Site results include (1) the user’s file name for the site’s structure, the residue code and the residue number for the site’s (2,3) first metal ion, (4,5) second metal ion, (6,7) third metal ion, and (8,9) fourth metal ion when relevant.
MAHOMES II used ten different gradient boosting ML models, which use different random seeds for training. Results for each site display (10) the percent of these models that predicted the site to be enzymatic and (11) the final enzyme or non-enzyme prediction. For structures that failed the feature calculation process, an explanation will be given in place of a prediction.
Physicochemical features are calculated covering five categories – Rosetta energy terms, pocket void, pocket lining, electrostatics, and coordination geometry. These calculations use Rosetta (Alford et al., 2017), BLUUES (Fogolari et al., 2012), pdb2pqr (Jurrus et al., 2018), FindGeo (Andreini, Cavallaro, & Lorenzini, 2012), and GHECOM(Kawabata, 2019). Due to the use of these third-party tools, only the final prediction made by MAHOMES II is made accessible to users. However, in the event that the automated feature process fails, feedback is given in the results to tell users what went wrong so that they may attempt to make necessary adjustments. Feedback messages are detailed below.
Invalid input file: Metalloprotein structure files are first input into Rosetta to create a uniform .pdb output for further processing. “Invalid input file” means that Rosetta was unable to use this file. The main reason for this issue is improper PDB format. For other potential causes, scoring the file with Rosetta 3.13 should create a Rosetta crash report that details the issue.
No metal ions in structure: None of the relevant metal ion codes were found in the structure file. Note that MAHOMES II only works for metal ions listed in the submission requirements.

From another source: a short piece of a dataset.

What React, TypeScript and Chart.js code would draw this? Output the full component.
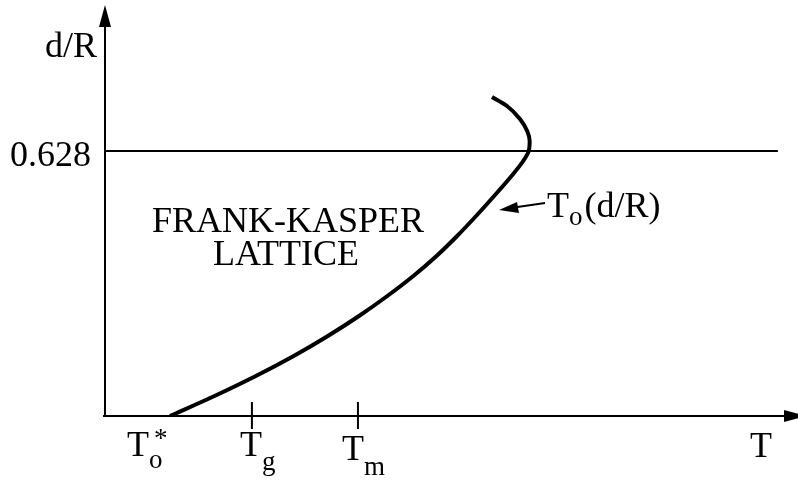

To many metals in the site: Feature calculations did not proceed because this site had more than four metals. Sites include any metal ion within 5 Å of at least one metal ion in the site. We use this limit because of issues with feature calculations like those that calculate distances from the sites geometric center.
Unknown feature calculation failure: Congratulations on finding a new bug. We can be contacted by emailing mahomes@ku.edu to see if this is an issue that we can resolve. Alternatively, the code for the automated feature pipeline and MAHOMES II can be downloaded.
Our performance evaluation of MAHOMES II included a test of metal sites on computationally generated structures. The original computationally generated structures included only the twenty canonical residues. Using coordinating residues identified on UniProt, we placed metals relevant metal binding sidechain atoms. The script we used for metal binding site placement, addMetalIon.py, is available for download with the rest of our MAHOMES II on GitHub. Additionally, the metalloprotein structures and enzyme/non-enzyme labels are available on Zenodo.